— start of Provided records —

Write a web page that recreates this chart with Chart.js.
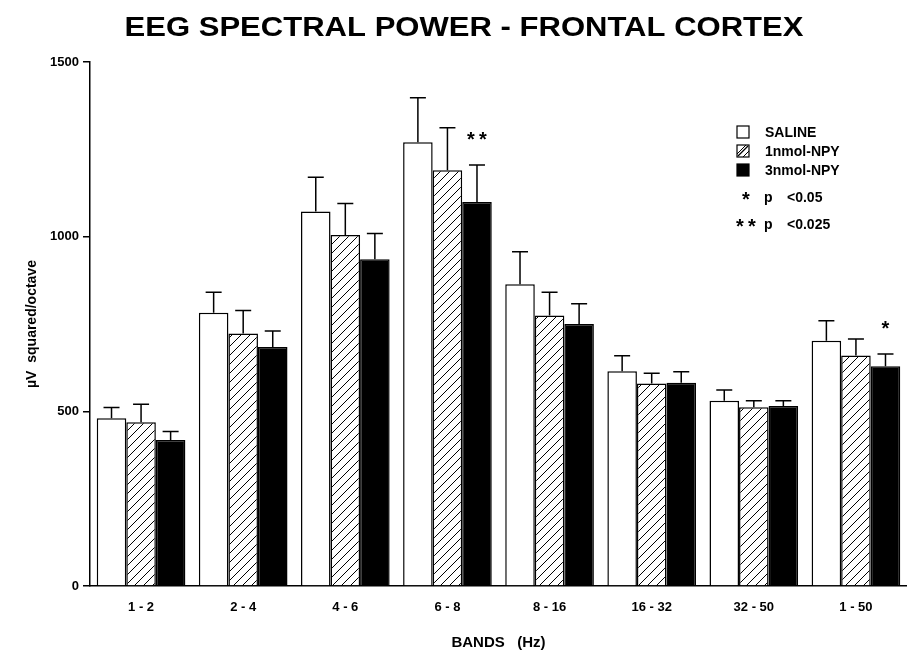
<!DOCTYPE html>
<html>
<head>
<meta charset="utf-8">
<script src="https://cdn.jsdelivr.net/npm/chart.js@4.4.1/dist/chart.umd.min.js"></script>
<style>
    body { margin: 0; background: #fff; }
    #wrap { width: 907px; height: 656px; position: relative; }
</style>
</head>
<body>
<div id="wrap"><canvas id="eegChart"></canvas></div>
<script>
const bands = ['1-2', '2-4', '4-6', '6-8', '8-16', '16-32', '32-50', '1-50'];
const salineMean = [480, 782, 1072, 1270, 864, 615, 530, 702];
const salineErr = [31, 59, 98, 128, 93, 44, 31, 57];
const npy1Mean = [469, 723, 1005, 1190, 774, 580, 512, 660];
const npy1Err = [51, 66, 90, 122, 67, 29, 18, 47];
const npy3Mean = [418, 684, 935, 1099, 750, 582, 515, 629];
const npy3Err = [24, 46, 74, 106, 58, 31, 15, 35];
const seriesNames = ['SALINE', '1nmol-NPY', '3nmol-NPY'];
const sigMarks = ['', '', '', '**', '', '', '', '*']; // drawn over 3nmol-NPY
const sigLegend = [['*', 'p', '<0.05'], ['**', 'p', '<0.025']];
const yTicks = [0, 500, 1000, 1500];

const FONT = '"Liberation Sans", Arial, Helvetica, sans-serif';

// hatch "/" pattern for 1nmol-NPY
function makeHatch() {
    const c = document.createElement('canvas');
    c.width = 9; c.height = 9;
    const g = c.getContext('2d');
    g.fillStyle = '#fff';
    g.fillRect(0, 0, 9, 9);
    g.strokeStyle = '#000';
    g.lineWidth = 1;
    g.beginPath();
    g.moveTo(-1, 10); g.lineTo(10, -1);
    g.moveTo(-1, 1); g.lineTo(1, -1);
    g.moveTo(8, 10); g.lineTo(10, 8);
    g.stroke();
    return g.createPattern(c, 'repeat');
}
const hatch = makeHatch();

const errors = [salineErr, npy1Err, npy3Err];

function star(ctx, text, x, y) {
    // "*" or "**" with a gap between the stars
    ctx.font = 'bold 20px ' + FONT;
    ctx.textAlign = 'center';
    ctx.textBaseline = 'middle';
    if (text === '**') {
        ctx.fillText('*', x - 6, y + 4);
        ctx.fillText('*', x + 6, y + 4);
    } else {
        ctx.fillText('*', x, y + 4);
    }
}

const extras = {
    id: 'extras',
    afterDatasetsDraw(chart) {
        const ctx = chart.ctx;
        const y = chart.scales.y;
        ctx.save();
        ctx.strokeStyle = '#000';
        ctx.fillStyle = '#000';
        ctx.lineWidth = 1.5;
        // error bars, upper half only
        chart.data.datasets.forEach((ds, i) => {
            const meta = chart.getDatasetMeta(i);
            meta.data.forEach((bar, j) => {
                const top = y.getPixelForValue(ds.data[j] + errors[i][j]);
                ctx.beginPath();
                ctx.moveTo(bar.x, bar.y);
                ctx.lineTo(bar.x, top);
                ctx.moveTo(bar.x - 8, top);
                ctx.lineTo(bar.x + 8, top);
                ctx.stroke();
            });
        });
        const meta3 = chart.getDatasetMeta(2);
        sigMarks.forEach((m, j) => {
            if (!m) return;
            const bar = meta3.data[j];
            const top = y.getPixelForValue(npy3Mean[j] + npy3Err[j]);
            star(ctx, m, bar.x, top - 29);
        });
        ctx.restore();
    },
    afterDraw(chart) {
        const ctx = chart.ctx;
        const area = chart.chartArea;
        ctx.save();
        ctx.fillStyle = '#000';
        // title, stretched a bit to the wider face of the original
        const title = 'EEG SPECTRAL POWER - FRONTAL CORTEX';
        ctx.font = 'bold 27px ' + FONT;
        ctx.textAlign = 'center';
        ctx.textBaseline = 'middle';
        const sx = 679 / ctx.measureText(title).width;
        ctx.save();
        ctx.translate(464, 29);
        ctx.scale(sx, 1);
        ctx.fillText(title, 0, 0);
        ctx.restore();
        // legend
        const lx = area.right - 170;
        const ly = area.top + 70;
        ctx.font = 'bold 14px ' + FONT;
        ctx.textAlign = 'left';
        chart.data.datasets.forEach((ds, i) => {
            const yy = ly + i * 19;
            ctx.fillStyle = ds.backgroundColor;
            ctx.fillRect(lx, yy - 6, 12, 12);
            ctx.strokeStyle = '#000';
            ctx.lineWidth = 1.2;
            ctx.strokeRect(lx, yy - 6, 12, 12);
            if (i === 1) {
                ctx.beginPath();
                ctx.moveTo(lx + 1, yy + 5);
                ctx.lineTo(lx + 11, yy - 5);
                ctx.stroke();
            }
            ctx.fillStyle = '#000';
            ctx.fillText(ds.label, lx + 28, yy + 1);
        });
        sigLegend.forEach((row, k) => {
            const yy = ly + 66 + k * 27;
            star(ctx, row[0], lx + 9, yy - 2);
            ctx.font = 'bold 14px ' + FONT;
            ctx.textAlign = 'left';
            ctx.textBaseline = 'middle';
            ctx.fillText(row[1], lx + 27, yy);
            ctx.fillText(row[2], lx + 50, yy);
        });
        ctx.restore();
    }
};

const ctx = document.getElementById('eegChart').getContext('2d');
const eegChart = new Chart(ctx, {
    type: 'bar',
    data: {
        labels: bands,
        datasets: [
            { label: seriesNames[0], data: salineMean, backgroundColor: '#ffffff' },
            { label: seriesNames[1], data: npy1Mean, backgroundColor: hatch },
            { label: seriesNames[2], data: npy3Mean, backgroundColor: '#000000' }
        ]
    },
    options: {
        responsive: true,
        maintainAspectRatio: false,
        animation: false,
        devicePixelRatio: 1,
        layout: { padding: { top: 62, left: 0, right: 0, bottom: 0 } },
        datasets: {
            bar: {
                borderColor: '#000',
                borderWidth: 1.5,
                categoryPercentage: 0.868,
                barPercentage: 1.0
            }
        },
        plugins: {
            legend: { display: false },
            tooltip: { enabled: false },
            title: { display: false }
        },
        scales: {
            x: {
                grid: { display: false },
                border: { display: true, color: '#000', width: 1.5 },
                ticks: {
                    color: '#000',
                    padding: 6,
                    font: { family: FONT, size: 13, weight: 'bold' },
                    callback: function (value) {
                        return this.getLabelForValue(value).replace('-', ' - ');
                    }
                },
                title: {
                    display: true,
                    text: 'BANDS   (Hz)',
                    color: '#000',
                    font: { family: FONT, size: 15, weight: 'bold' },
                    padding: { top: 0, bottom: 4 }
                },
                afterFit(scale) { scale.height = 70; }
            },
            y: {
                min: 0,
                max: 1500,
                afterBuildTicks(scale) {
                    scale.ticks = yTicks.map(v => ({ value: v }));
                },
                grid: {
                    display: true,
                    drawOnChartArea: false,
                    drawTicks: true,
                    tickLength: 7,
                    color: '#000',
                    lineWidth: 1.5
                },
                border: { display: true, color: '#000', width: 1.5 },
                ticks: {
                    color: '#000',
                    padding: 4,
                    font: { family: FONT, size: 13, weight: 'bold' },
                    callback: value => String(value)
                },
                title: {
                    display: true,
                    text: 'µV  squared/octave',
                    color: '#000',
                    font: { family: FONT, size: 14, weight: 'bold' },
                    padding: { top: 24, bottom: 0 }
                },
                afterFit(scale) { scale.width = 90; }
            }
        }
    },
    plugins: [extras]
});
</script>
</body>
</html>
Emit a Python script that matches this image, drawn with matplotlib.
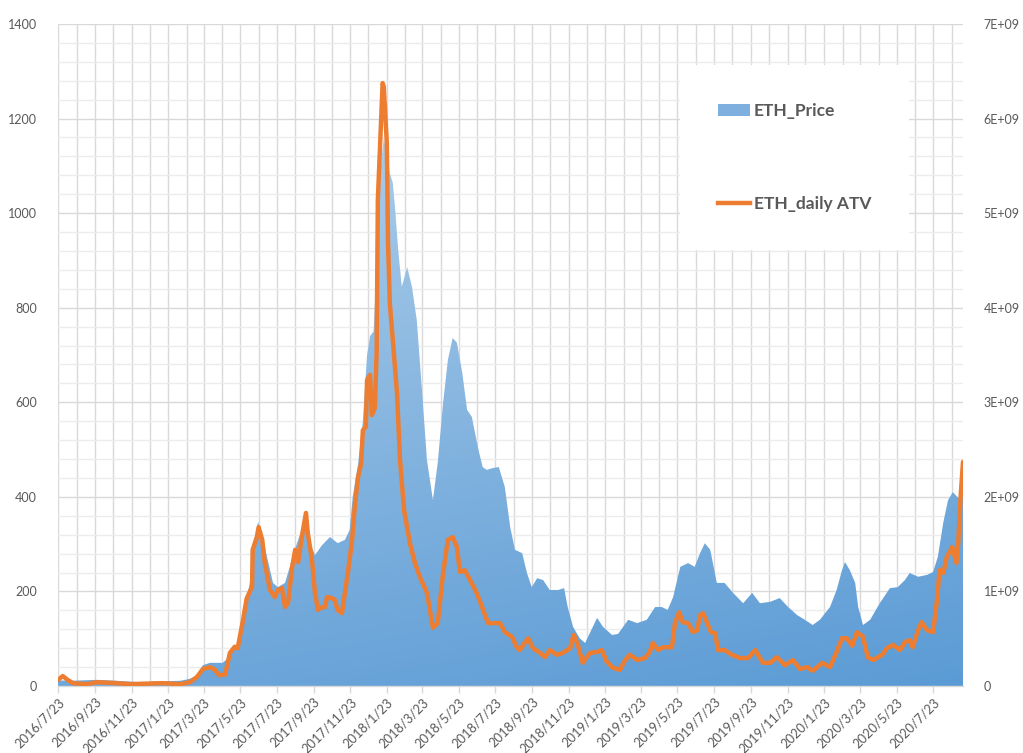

— end of Provided records —

Set task: Pictures stay out. Print the data exactly, from its first line through the line containing "Arial, Helvetica, sans-serif';".

Response:
Write a web page that recreates this chart with Chart.js.
<!DOCTYPE html>
<html>
<head>
<meta charset="utf-8">
<script src="https://cdn.jsdelivr.net/npm/chart.js@4.4.1/dist/chart.umd.min.js"></script>
<style>
    body { margin: 0; background: #fff; }
    #wrap { width: 907px; height: 656px; position: relative; }
</style>
</head>
<body>
<div id="wrap"><canvas id="eegChart"></canvas></div>
<script>
const bands = ['1-2', '2-4', '4-6', '6-8', '8-16', '16-32', '32-50', '1-50'];
const salineMean = [480, 782, 1072, 1270, 864, 615, 530, 702];
const salineErr = [31, 59, 98, 128, 93, 44, 31, 57];
const npy1Mean = [469, 723, 1005, 1190, 774, 580, 512, 660];
const npy1Err = [51, 66, 90, 122, 67, 29, 18, 47];
const npy3Mean = [418, 684, 935, 1099, 750, 582, 515, 629];
const npy3Err = [24, 46, 74, 106, 58, 31, 15, 35];
const seriesNames = ['SALINE', '1nmol-NPY', '3nmol-NPY'];
const sigMarks = ['', '', '', '**', '', '', '', '*']; // drawn over 3nmol-NPY
const sigLegend = [['*', 'p', '<0.05'], ['**', 'p', '<0.025']];
const yTicks = [0, 500, 1000, 1500];

const FONT = '"Liberation Sans", Arial, Helvetica, sans-serif';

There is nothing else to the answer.